Bad Weather Tries To Halt The Momentum
MIXED conditions for the latest rounds of the 2013 Dunlop MSA British Touring Car Championship hampered the title charge of the MG KX Momentum team at Croft circuit in North Yorkshire at the weekend.
Both Jason Plato and Sam Tordoff took a gamble on the notoriously fickle British weather as they tried to outsmart the opposition at Croft before the conditions changed and ruined their plans.
Plato had finished in fifth place in the opening race of the weekend in a car that was struggling with understeer, but said he was hoping for a big improvement in race two. A serious rain shower just before the start had all the drivers in a quandary.
Plato explained: “We had checked the weather pretty closely, and we were certain that there was a huge rain shower coming and it would get worse. We opted for wet weather tyres to begin the race and then, typically, the wind changed ever so slightly and the storm clouds that were due to drench the track moved to the east of the circuit by a fraction.”

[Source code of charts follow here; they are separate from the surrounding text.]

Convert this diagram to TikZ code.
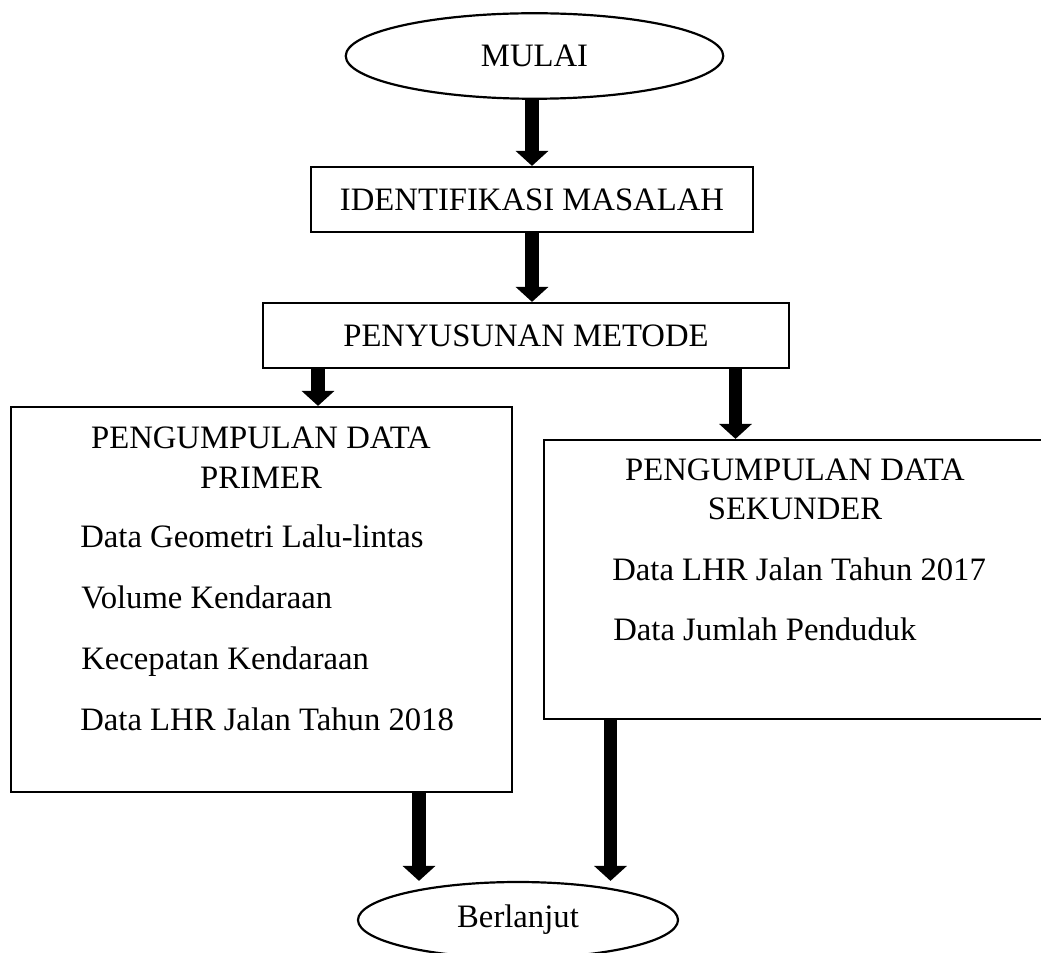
\documentclass[tikz,border=0pt]{standalone}
\usepackage{fontspec}
\setmainfont{Liberation Serif}
\usetikzlibrary{shapes.geometric,arrows.meta}

\begin{document}
\begin{tikzpicture}[>={Triangle[width=0.64cm,length=0.3cm]},
  every node/.style={font=\fontsize{18.6}{22}\selectfont},
  terminal/.style={draw, ellipse, line width=1.25pt, inner sep=0pt},
  proses/.style={draw, rectangle, line width=1.25pt, inner sep=0pt},
  teks/.style={inner sep=0pt},
  panah/.style={->, line width=0.27cm}]
  \useasboundingbox (0,0) rectangle (20.82,19.04);
  % start and end of the flow
  \node[terminal, minimum width=7.55cm, minimum height=1.71cm] (start) at (10.69,17.92) {MULAI};
  \node[terminal, minimum width=6.4cm, minimum height=1.52cm] (lanjut) at (10.36,0.64) {Berlanjut};
  % process boxes
  \node[proses, minimum width=8.84cm, minimum height=1.3cm] (ident) at (10.64,15.05) {IDENTIFIKASI MASALAH};
  \node[proses, minimum width=10.52cm, minimum height=1.3cm] (metode) at (10.52,12.33) {PENYUSUNAN METODE};
  \node[proses, minimum width=10.02cm, minimum height=7.7cm] (primer) at (5.23,7.05) {};
  \node[proses, minimum width=10.04cm, minimum height=5.58cm] (sekunder) at (15.90,7.45) {};
  % primary data
  \node[teks, anchor=base] (primerA) at (5.22,10.08) {PENGUMPULAN DATA};
  \node[teks, anchor=base] (primerB) at (5.22,9.28) {PRIMER};
  \node[teks, anchor=base west] (p1) at (1.60,8.10) {Data Geometri Lalu-lintas};
  \node[teks, anchor=base west] (p2) at (1.62,6.88) {Volume Kendaraan};
  \node[teks, anchor=base west] (p3) at (1.62,5.66) {Kecepatan Kendaraan};
  \node[teks, anchor=base west] (p4) at (1.60,4.44) {Data LHR Jalan Tahun 2018};
  % secondary data
  \node[teks, anchor=base] (sekunderA) at (15.90,9.44) {PENGUMPULAN DATA};
  \node[teks, anchor=base] (sekunderB) at (15.90,8.66) {SEKUNDER};
  \node[teks, anchor=base west] (s1) at (12.24,7.44) {Data LHR Jalan Tahun 2017};
  \node[teks, anchor=base west] (s2) at (12.26,6.24) {Data Jumlah Penduduk};
  % x positions of the side arrows
  \coordinate (L) at (6.36,0);
  \coordinate (R) at (14.71,0);
  \coordinate (LB) at (8.38,0);
  \coordinate (RB) at (12.21,0);
  % arrows
  \draw[panah] (start.south -| ident.north) -- (ident.north);
  \draw[panah] (ident.south) -- (ident.south |- metode.north);
  \draw[panah] (metode.south -| L) -- (primer.north -| L);
  \draw[panah] (metode.south -| R) -- (sekunder.north -| R);
  \draw[panah] (primer.south -| LB) -- (lanjut.north -| LB);
  \draw[panah] (sekunder.south -| RB) -- (lanjut.north -| RB);
\end{tikzpicture}
\end{document}
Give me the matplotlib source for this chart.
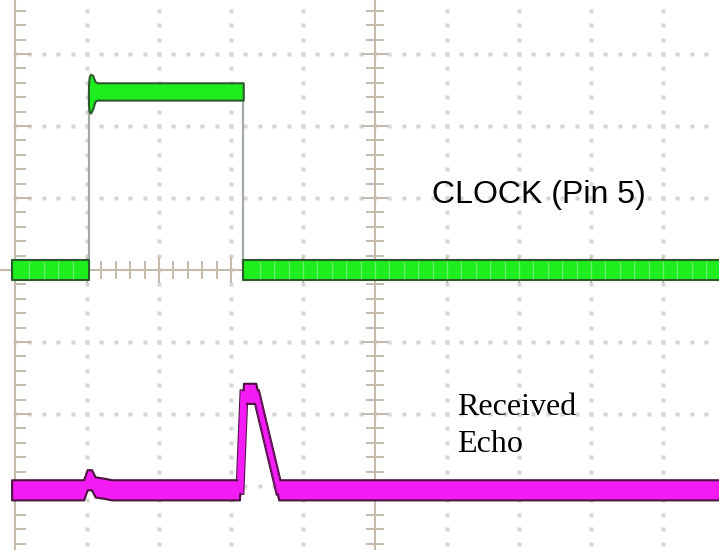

That meant that Plato was stranded on the track on wet tyres on a drying track and he was powerless to halt his slide down the order. The heavens finally did open for the third race of the weekend and Plato produced a barnstorming drive from 20th to sixth place in the horrendous conditions.
“That gave me some huge satisfaction, because we had a tough time in the wet races last season so we have certainly got that monkey from our back,” he explained. “Now we are confident that we have a car that works in all conditions, as long as we can predict them correctly…!”
Tordoff was in a similar position to Plato. Losing track time at the start of the weekend when a driveshaft failed also compromised him ahead of his first races in a touring car on the 2.25-mile circuit. He claimed a battling seventh place in the opening race before opting for the wet tyres, like his team-mate, in race two.
Race three was a chance for redemption as he powered through the pack on the bootlid of Plato, and Tordoff seared into the top seven as the race drew to a close. He also set the fastest lap on the way up the order.
“I have learned a lot over the course of the weekend, but we could never really recover the ground we lost at the start of the meeting,” he said. “I didn’t have enough time to learn the track and we lost a lot of time when they cancelled a free practice session due to an accident. I wasn’t able to run through the programme I wanted to.
“Nevertheless, I was pleased with the learning I did in race three because I had never really raced a BTCC car in the wet conditions like that,” he added. “It was another new experience – I seem to be having a lot of those this season – and it is a building block in my development as a racing driver and learning about the British Touring Car Championship.”
Team principal Ian Harrison said that the squad would move forward from this meeting. He explained: “It hasn’t been our greatest weekend but the tyre choice we made in the second weekend was one based on the facts we had at the time and we were convinced it was the right way. We wouldn’t have done it otherwise.
“Our speed in the wet at the end of the meeting was encouraging and we managed to salvage points from it. That’s what you have to do in situations like that and we bounced back. We are now into a seven-week summer break, and we will continue to work hard to give the guys the best cars we possibly can.”
Standings after Croft:
1 Matt Neal – 224 2 Andrew Jordan – 205 3 Jason Plato – 188 4 Gordon Shedden – 188 5 Colin Turkington – 184 6 Sam Tordoff – 148
The next rounds of the British Touring Car Championship take place at Snetterton in Norfolk on August 4.